Quite an achievement, that: in the space of two days to get the same thing wrong in two different ways. The phrase for which both writers were groping is “in the ascendant”.

The term comes from astrology. In the language of that baseless but beguiling science, the “ascendant” is the zodiacal sign that is coming up over the eastern horizon at the time and place of a certain event, such as a person’s birth. The ascendant occupies a prominent place in a horoscope and influences things that begin at that time and place. Hence, in general usage, to be in the ascendant means to exert a strong influence.

“Ascent” and “ascendancy” are less fun. The former simply means going up; the latter is the quality of being in a dominant position.

Night and fog: Mark Miller writes in to point out a sentence from a piece, published last Saturday, about David Irving, the “revisionist” historian of the Third Reich: “Irving, 75, is justly paranoid about security.”

Irving may well be worried about security; plenty of people dislike him. But to be justly paranoid would be beyond his capacity for mental gymnastics. Paranoia is a mental disorder in which the sufferer believes himself to be threatened or persecuted. If the persecution is real, then the belief in it is not a symptom of paranoia. You can’t be justly paranoid.

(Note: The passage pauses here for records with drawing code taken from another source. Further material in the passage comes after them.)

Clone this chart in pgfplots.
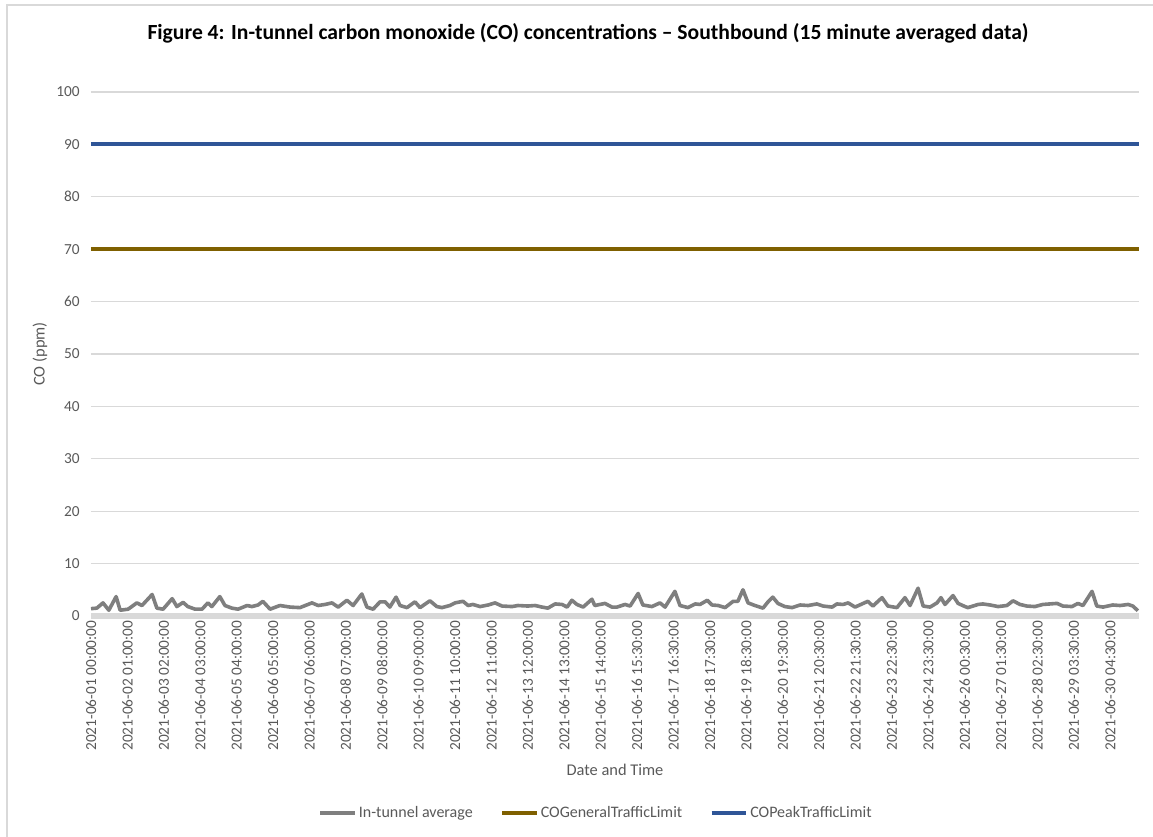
\documentclass[border=0pt]{standalone}
\usepackage{pgfplots}
\pgfplotsset{compat=1.18}
\usepackage{fontspec}
\setmainfont{Carlito}
\definecolor{txtgray}{HTML}{595959}
\definecolor{gridgray}{HTML}{D9D9D9}
\definecolor{cogray}{HTML}{7F7F7F}
\definecolor{coolive}{HTML}{7F6000}
\definecolor{coblue}{HTML}{2F5597}

\begin{document}
\begin{tikzpicture}[x=0.75pt,y=0.75pt]
\path[use as bounding box] (0,0) rectangle (1153,837);
\draw[gridgray, line width=1pt] (7,0) -- (7,832) -- (1153,832);
\node[font=\bfseries\fontsize{16.2}{19}\selectfont] at (588,804)
  {Figure 4: In-tunnel carbon monoxide (CO) concentrations – Southbound (15 minute averaged data)};

\begin{axis}[
  at={(68.25pt,165.75pt)}, anchor=south west,
  scale only axis,
  width=786pt, height=393pt,
  xmin=0, xmax=2879,
  ymin=0, ymax=100,
  ytick={0,10,...,100},
  xtick={0,100,...,2800},
  xticklabels={
    2021-06-01 00:00:00, 2021-06-02 01:00:00, 2021-06-03 02:00:00,
    2021-06-04 03:00:00, 2021-06-05 04:00:00, 2021-06-06 05:00:00,
    2021-06-07 06:00:00, 2021-06-08 07:00:00, 2021-06-09 08:00:00,
    2021-06-10 09:00:00, 2021-06-11 10:00:00, 2021-06-12 11:00:00,
    2021-06-13 12:00:00, 2021-06-14 13:00:00, 2021-06-15 14:00:00,
    2021-06-16 15:30:00, 2021-06-17 16:30:00, 2021-06-18 17:30:00,
    2021-06-19 18:30:00, 2021-06-20 19:30:00, 2021-06-21 20:30:00,
    2021-06-22 21:30:00, 2021-06-23 22:30:00, 2021-06-24 23:30:00,
    2021-06-26 00:30:00, 2021-06-27 01:30:00, 2021-06-28 02:30:00,
    2021-06-29 03:30:00, 2021-06-30 04:30:00},
  xticklabel style={rotate=90, anchor=east, font=\fontsize{11.5}{13}\selectfont, text=txtgray},
  yticklabel style={font=\fontsize{11.5}{13}\selectfont, text=txtgray, xshift=-5pt},
  /pgf/number format/assume math mode=true,
  axis line style={draw=none},
  major tick style={draw=none},
  ymajorgrids,
  grid style={gridgray, line width=0.8pt},
  xlabel={Date and Time},
  ylabel={CO (ppm)},
  label style={font=\fontsize{12.3}{14}\selectfont, text=txtgray},
  xlabel style={at={(axis description cs:0.5,-0.294)}, anchor=center},
  ylabel style={at={(axis description cs:-0.0487,0.5)}, anchor=center},
  clip=false,
  legend columns=3,
  legend style={
    at={(0.482,-0.376)}, anchor=center, draw=none,
    font=\fontsize{12}{14}\selectfont, text=txtgray,
    nodes={inner xsep=1.5pt},
    /tikz/every even column/.append style={column sep=19pt},
  },
  legend cell align=left,
  legend image code/.code={\draw[#1] (0pt,0pt) -- (26pt,0pt);},
]
% x axis bar at zero
\draw[gridgray, line width=4.5pt] (axis cs:0,0) -- (axis cs:2879,0);

\addplot[cogray, line width=2.7pt, line join=round] coordinates {
(0,1.4) (16,1.5) (33,2.5) (49,1.1) (69,3.7) (80,1.1) (102,1.3) (126,2.5)
(140,2.0) (168,4.1) (181,1.5) (198,1.3) (223,3.3) (236,1.8) (253,2.6) (266,1.8)
(286,1.3) (305,1.3) (321,2.5) (332,1.8) (354,3.7) (368,2.0) (387,1.5) (404,1.3)
(429,2.0) (442,1.8) (459,2.1) (472,2.8) (492,1.3) (519,2.0) (547,1.7) (574,1.6)
(607,2.5) (624,2.0) (643,2.2) (662,2.5) (679,1.7) (703,3.0) (720,2.0) (744,4.2)
(758,1.7) (775,1.3) (794,2.7) (808,2.7) (821,1.7) (838,3.6) (849,2.0) (868,1.6)
(890,2.7) (904,1.6) (931,2.9) (950,1.8) (964,1.6) (986,2.0) (1000,2.5) (1022,2.8)
(1036,2.0) (1049,2.2) (1069,1.8) (1091,2.1) (1110,2.5) (1129,1.9) (1157,1.8) (1173,2.0)
(1200,1.9) (1220,2.0) (1239,1.7) (1255,1.5) (1275,2.3) (1294,2.2) (1308,1.7) (1321,3.0)
(1335,2.2) (1352,1.7) (1376,3.2) (1384,2.0) (1398,2.2) (1412,2.4) (1431,1.7) (1445,1.7)
(1467,2.2) (1481,1.9) (1503,4.3) (1516,2.1) (1541,1.8) (1563,2.5) (1577,1.7) (1604,4.7)
(1618,2.0) (1640,1.6) (1660,2.3) (1673,2.2) (1693,3.0) (1706,2.1) (1723,2.0) (1742,1.6)
(1764,2.8) (1777,2.8) (1791,5.0) (1805,2.5) (1824,2.0) (1846,1.5) (1860,2.7) (1873,3.6)
(1887,2.4) (1906,1.8) (1926,1.6) (1948,2.1) (1970,2.0) (1994,2.3) (2011,1.9) (2036,1.7)
(2049,2.3) (2066,2.2) (2080,2.5) (2099,1.7) (2118,2.3) (2134,2.8) (2148,1.9) (2173,3.5)
(2189,1.9) (2214,1.6) (2236,3.5) (2250,2.0) (2272,5.3) (2286,1.9) (2305,1.7) (2324,2.5)
(2335,3.5) (2346,2.2) (2368,3.9) (2382,2.4) (2401,1.8) (2409,1.6) (2437,2.2) (2450,2.3)
(2470,2.1) (2492,1.8) (2516,2.0) (2533,2.9) (2552,2.2) (2571,1.9) (2593,1.8) (2615,2.2)
(2634,2.3) (2654,2.4) (2670,1.9) (2695,1.8) (2711,2.4) (2725,2.0) (2750,4.7) (2763,1.9)
(2780,1.7) (2807,2.1) (2827,2.0) (2849,2.2) (2862,1.9) (2876,1.0)
};
\addlegendentry{In-tunnel average}

\addplot[coolive, line width=3pt] coordinates {(0,70) (2879,70)};
\addlegendentry{COGeneralTrafficLimit}

\addplot[coblue, line width=3pt] coordinates {(0,90) (2879,90)};
\addlegendentry{COPeakTrafficLimit}
\end{axis}
\end{tikzpicture}
\end{document}
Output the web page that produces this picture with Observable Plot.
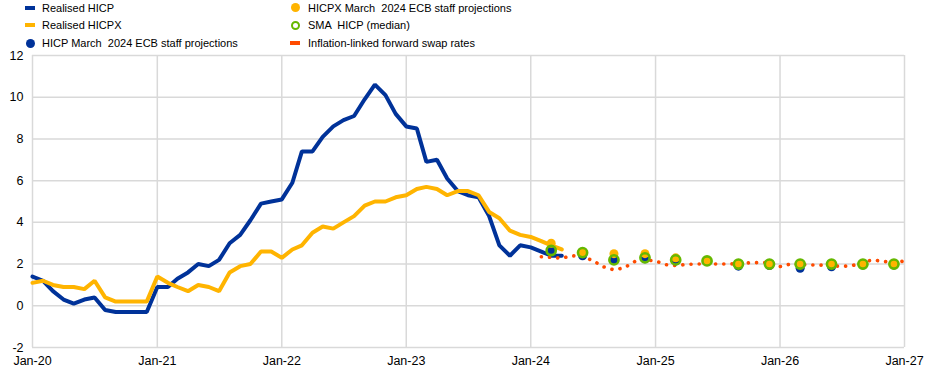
<!DOCTYPE html>
<html><head><meta charset="utf-8">
<script src="https://cdn.jsdelivr.net/npm/d3@7"></script>
<script src="https://cdn.jsdelivr.net/npm/@observablehq/plot@0.6"></script>
<style>
body{margin:0;background:#fff;font-family:"Liberation Sans",Arial,sans-serif;}
#wrap{position:relative;width:945px;height:372px;overflow:hidden;}
#legend{position:relative;height:46px;}
.txt{position:absolute;font-size:11px;color:#000;white-space:pre;line-height:14px;}
.sw{position:absolute;box-sizing:border-box;}
</style></head><body>
<div id="wrap"><div id="legend"></div><div id="chart"></div></div>
<script>
// ---- data ----
const seriesNames = ["Realised HICP","Realised HICPX","HICP March  2024 ECB staff projections","HICPX March  2024 ECB staff projections","SMA  HICP (median)","Inflation-linked forward swap rates"];
const seriesColors = ["#003299","#FFB400","#003299","#FFB400","#65B800","#FF4B00"];

const realisedStart = "2020-01-01"; // monthly, Jan-20 .. Apr-24
const hicp = [1.4,1.2,0.7,0.3,0.1,0.3,0.4,-0.2,-0.3,-0.3,-0.3,-0.3,
              0.9,0.9,1.3,1.6,2.0,1.9,2.2,3.0,3.4,4.1,4.9,5.0,
              5.1,5.9,7.4,7.4,8.1,8.6,8.9,9.1,9.9,10.6,10.1,9.2,
              8.6,8.5,6.9,7.0,6.1,5.5,5.3,5.2,4.3,2.9,2.4,2.9,
              2.8,2.6,2.4,2.4];
const hicpx = [1.1,1.2,1.0,0.9,0.9,0.8,1.2,0.4,0.2,0.2,0.2,0.2,
               1.4,1.1,0.9,0.7,1.0,0.9,0.7,1.6,1.9,2.0,2.6,2.6,
               2.3,2.7,2.9,3.5,3.8,3.7,4.0,4.3,4.8,5.0,5.0,5.2,
               5.3,5.6,5.7,5.6,5.3,5.5,5.5,5.3,4.5,4.2,3.6,3.4,
               3.3,3.1,2.9,2.7];

const projDates = ["2024-03-01","2024-06-01","2024-09-01","2024-12-01",
                   "2025-03-01","2025-06-01","2025-09-01","2025-12-01",
                   "2026-03-01","2026-06-01","2026-09-01","2026-12-01"];
const hicpProj  = [2.65,2.4,2.2,2.25,2.15,2.15,1.9,1.93,1.8,1.87,1.95,1.95];
const hicpxProj = [3.0,2.55,2.5,2.5,2.3,2.15,2.0,2.0,2.0,2.0,2.0,2.0];
const smaHicp   = [2.65,2.55,2.2,2.3,2.2,2.15,2.0,2.0,2.0,2.0,2.0,2.0];

const swapStart = "2024-02-01"; // monthly, Feb-24 .. Jan-27
const swap = [2.35,2.32,2.28,2.4,2.36,2.17,1.87,1.72,1.82,2.12,2.2,
              2.15,1.97,1.93,1.98,2.0,2.0,2.0,2.0,2.02,2.06,2.07,2.08,
              1.88,2.0,1.98,1.96,1.95,1.92,1.89,1.92,2.1,2.2,2.12,2.1,
              2.14];

const yTicks = [-2,0,2,4,6,8,10,12];
const xTickLabels = ["Jan-20","Jan-21","Jan-22","Jan-23","Jan-24","Jan-25","Jan-26","Jan-27"];
const xTickDates = ["2020-01-01","2021-01-01","2022-01-01","2023-01-01","2024-01-01","2025-01-01","2026-01-01","2027-01-01"].map(s=>new Date(s));

// ---- build tables ----
const monthly = (start, vals) => vals.map((v,i)=>({date:d3.utcMonth.offset(new Date(start), i), value:v}));
const hicpData = monthly(realisedStart, hicp);
const hicpxData = monthly(realisedStart, hicpx);
const swapData = monthly(swapStart, swap);
const proj = (vals) => vals.map((v,i)=>({date:new Date(projDates[i]), value:v}));

const chart = Plot.plot({
  width:945, height:326,
  marginLeft:32, marginRight:41, marginTop:9, marginBottom:25,
  style:{fontFamily:'"Liberation Sans", Arial, sans-serif', fontSize:"12.5px", color:"#000", background:"#fff", overflow:"visible"},
  x:{type:"utc", domain:[xTickDates[0], xTickDates[xTickDates.length-1]]},
  y:{domain:[-2,12]},
  marks:[
    Plot.gridY(yTicks,{stroke:"#d9d9d9", strokeOpacity:1, strokeWidth:1.5}),
    Plot.gridX(xTickDates,{stroke:"#d9d9d9", strokeOpacity:1, strokeWidth:1.5}),
    Plot.axisY(yTicks,{tickSize:0, tickPadding:9, label:null, tickFormat:d=>String(d)}),
    Plot.axisX(xTickDates,{tickSize:0, tickPadding:9, label:null,
      tickFormat:d=>xTickLabels[xTickDates.findIndex(t=>+t===+d)]}),
    Plot.line(hicpData,{x:"date", y:"value", stroke:seriesColors[0], strokeWidth:4, strokeLinejoin:"miter"}),
    Plot.line(hicpxData,{x:"date", y:"value", stroke:seriesColors[1], strokeWidth:4, strokeLinejoin:"miter"}),
    Plot.line(swapData,{x:"date", y:"value", stroke:seriesColors[5], strokeWidth:3.6, strokeDasharray:"0.1 8.1", strokeLinecap:"round"}),
    Plot.dot(proj(hicpProj),{x:"date", y:"value", fill:seriesColors[2], r:4.5}),
    Plot.dot(proj(hicpxProj),{x:"date", y:"value", fill:seriesColors[3], r:4.5}),
    Plot.dot(proj(smaHicp),{x:"date", y:"value", stroke:seriesColors[4], fill:"none", strokeWidth:2.6, r:4.6})
  ]
});
document.getElementById("chart").appendChild(chart);

// ---- legend ----
const legend = document.getElementById("legend");
const kinds = ["bar","bar","dot","dot","ring","bar"];
const cols = [[30,42],[30,42],[30,42],[295,308],[295,308],[295,308]];
const rows = [7.5,25,43,7.5,25,43];
seriesNames.forEach((name,i)=>{
  const sw = document.createElement("div");
  sw.className = "sw";
  const cx = cols[i][0], cy = rows[i];
  if (kinds[i]==="bar") {
    Object.assign(sw.style,{left:(cx-5)+"px", top:(cy-2)+"px", width:"10px", height:"4px", background:seriesColors[i]});
  } else if (kinds[i]==="dot") {
    Object.assign(sw.style,{left:(cx-4.5)+"px", top:(cy-4.5)+"px", width:"9px", height:"9px", borderRadius:"50%", background:seriesColors[i]});
  } else {
    Object.assign(sw.style,{left:(cx-4.5)+"px", top:(cy-4.5)+"px", width:"9px", height:"9px", borderRadius:"50%", border:"2.5px solid "+seriesColors[i]});
  }
  legend.appendChild(sw);
  const t = document.createElement("div");
  t.className = "txt";
  t.textContent = name;
  Object.assign(t.style,{left:cols[i][1]+"px", top:(cy-7)+"px"});
  legend.appendChild(t);
});
</script>
</body></html>
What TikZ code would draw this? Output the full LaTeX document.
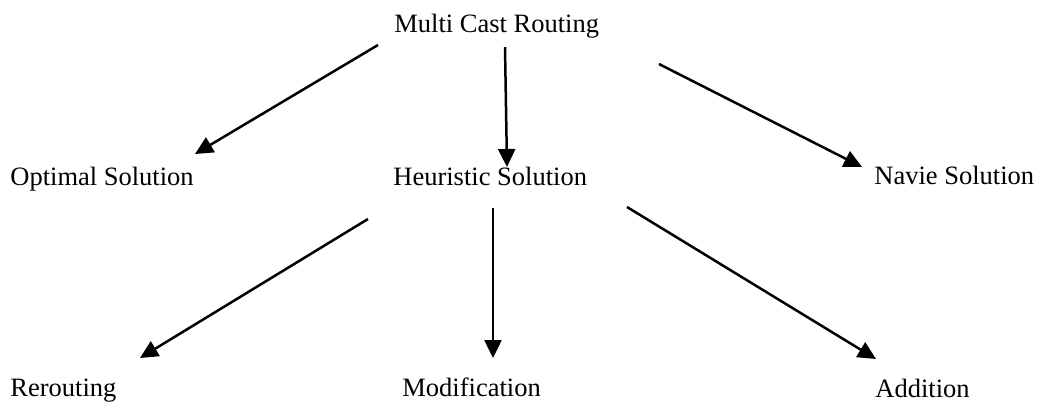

A person suffering from paranoia might also be in fact the target of persecution. As the old joke says: “Just because I’m paranoid it doesn’t mean they aren’t out to get me.” But that would be just a coincidence. The persecution wouldn’t justify the paranoia – though to the sufferer it might seem as if it did.

Mixed metaphor of the week: “Japan’s deflation curse takes a pause as giant stimulus package bites” – headline from Saturday. Have you ever been bitten by a package? Neither have I.

And what about a curse taking a pause? Sounds unlikely. The customer who purchases a curse from a reliable practitioner will surely expect it to work on inexorably until its grisly task is done. Few self-respecting witches, shamans or voodoo priests, one feels, are likely to allow their clients’ enemies a day off on Tuesdays and Fridays.

Headlinese: “Adele’s boyfriend in court trademark showdown with Pepsi”. What is a court trademark, asks the hapless reader confronted with this headline, from Monday’s paper. The space allocated to the headline (the “count” as we old-school sub-editors call it) would have accommodated a version one could understand: “Adele’s boyfriend in court showdown with Pepsi over trademark”.

Redundantness: The gratuitous concoction of clumsy abstract nouns ending in “-ness” goes on apace. Our Tuesday report on Seamus Heaney’s funeral referred to his “sociability, humour and courteousness”. What happened to “courtesy”?